### Data segment

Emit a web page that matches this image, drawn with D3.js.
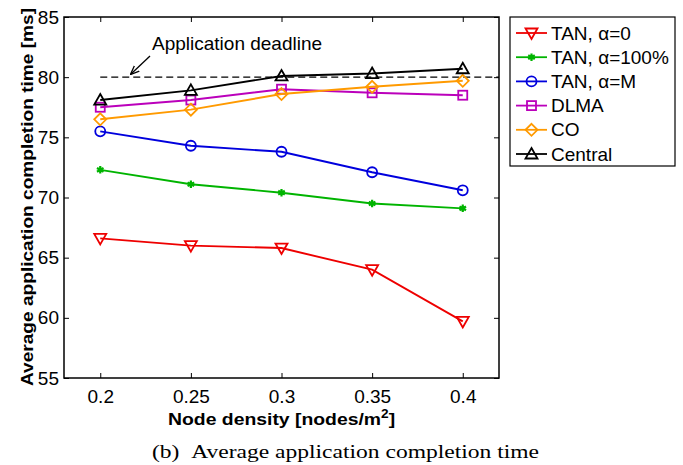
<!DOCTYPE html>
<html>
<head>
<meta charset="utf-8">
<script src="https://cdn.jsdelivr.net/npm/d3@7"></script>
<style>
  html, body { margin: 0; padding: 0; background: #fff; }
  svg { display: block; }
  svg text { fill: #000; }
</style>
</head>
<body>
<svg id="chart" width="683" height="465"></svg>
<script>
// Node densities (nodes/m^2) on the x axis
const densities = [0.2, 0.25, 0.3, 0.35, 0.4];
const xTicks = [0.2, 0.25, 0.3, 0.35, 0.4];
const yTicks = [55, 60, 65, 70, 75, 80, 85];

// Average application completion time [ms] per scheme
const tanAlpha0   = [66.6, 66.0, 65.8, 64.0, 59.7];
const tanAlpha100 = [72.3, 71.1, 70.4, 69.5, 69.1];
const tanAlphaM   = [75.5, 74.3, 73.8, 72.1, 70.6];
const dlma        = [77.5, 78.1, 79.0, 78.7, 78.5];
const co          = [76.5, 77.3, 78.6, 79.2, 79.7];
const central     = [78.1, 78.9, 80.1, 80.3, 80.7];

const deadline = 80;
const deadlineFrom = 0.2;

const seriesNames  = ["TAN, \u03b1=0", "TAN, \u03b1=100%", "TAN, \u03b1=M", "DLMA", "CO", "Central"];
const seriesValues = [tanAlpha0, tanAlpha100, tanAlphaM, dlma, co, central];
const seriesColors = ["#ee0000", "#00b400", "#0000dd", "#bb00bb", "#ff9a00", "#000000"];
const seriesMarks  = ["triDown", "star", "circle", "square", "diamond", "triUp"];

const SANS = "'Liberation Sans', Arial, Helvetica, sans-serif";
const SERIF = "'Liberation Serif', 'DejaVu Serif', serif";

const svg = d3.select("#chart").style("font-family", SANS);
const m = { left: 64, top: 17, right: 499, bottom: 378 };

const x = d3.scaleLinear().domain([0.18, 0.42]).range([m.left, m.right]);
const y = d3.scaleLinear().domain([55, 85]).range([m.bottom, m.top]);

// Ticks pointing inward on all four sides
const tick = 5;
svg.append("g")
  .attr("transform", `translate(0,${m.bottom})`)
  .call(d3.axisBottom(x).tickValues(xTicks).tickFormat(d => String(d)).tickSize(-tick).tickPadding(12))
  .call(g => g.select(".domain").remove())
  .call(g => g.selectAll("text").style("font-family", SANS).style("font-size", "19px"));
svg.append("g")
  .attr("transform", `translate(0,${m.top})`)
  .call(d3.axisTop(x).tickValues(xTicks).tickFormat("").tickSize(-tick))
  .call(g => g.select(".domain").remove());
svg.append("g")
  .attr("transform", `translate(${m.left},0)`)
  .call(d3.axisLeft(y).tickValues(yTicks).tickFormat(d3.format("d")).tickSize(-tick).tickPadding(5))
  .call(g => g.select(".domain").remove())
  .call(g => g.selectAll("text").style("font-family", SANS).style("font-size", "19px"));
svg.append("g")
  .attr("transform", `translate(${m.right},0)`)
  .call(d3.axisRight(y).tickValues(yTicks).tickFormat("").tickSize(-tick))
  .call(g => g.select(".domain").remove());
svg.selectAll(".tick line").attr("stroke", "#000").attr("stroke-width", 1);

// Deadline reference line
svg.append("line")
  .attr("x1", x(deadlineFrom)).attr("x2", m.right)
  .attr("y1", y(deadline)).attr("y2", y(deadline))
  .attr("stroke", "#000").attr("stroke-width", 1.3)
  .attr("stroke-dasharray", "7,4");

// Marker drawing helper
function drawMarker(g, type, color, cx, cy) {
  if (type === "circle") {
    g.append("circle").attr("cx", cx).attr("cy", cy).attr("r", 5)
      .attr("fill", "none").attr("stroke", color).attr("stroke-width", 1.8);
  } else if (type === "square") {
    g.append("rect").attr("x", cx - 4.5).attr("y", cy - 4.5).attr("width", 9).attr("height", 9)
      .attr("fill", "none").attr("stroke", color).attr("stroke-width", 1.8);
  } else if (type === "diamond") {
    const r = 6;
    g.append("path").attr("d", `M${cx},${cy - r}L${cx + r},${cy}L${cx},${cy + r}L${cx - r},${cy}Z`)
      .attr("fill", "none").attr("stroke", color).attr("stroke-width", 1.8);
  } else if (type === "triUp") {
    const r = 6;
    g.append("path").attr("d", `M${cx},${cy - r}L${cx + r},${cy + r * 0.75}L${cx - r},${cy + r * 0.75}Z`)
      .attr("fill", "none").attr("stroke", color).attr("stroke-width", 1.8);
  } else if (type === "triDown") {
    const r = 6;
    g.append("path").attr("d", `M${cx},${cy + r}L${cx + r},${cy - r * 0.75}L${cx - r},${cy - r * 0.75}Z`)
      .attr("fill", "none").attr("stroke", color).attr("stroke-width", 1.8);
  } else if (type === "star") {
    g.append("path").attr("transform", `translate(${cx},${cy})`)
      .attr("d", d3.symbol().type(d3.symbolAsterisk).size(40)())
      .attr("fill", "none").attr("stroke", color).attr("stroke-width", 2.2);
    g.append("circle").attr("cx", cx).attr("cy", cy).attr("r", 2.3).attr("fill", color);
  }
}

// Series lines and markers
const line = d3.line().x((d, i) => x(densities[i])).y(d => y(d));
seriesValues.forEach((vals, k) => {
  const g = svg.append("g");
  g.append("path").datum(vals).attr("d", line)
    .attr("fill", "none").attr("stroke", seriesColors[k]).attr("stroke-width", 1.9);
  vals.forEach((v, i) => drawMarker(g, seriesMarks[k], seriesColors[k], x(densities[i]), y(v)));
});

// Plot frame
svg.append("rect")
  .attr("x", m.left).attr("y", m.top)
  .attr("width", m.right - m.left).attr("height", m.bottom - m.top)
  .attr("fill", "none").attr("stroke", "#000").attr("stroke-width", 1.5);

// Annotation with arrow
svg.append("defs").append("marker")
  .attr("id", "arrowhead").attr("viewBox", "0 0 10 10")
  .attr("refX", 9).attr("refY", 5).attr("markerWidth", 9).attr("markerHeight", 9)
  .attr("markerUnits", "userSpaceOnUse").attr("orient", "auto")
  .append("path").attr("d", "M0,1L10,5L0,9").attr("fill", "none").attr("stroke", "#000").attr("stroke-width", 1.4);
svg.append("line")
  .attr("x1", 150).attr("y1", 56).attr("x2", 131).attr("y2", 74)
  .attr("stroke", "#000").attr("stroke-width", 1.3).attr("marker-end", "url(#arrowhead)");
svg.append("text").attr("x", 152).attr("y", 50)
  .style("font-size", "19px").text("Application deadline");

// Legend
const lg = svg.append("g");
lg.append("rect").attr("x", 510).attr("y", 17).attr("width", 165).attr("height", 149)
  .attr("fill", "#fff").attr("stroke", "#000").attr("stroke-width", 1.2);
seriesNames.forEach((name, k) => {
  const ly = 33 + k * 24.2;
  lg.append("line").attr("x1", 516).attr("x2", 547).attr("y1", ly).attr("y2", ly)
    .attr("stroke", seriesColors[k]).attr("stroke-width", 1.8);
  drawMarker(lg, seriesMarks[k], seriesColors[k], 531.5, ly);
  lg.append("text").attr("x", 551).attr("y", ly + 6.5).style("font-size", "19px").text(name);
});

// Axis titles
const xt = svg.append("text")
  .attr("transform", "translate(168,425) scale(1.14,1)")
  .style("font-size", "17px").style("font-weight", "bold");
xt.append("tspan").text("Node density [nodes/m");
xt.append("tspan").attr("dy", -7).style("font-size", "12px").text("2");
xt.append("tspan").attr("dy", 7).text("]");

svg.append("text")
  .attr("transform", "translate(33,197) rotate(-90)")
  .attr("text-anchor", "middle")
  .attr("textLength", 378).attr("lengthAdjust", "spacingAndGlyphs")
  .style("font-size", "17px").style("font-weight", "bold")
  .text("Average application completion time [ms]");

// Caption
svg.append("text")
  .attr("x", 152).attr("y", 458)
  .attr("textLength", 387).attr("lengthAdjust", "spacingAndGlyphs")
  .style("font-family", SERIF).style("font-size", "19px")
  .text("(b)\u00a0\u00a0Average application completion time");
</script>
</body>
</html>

### Short exercise
Without any pictures, reproduce the lines from the first one in the material through the line that has "const yTicks = [55, 60, 65, 70, 75, 80, 85];", exactly as they appear.

### Solution to this task
Emit a web page that matches this image, drawn with D3.js.
<!DOCTYPE html>
<html>
<head>
<meta charset="utf-8">
<script src="https://cdn.jsdelivr.net/npm/d3@7"></script>
<style>
  html, body { margin: 0; padding: 0; background: #fff; }
  svg { display: block; }
  svg text { fill: #000; }
</style>
</head>
<body>
<svg id="chart" width="683" height="465"></svg>
<script>
// Node densities (nodes/m^2) on the x axis
const densities = [0.2, 0.25, 0.3, 0.35, 0.4];
const xTicks = [0.2, 0.25, 0.3, 0.35, 0.4];
const yTicks = [55, 60, 65, 70, 75, 80, 85];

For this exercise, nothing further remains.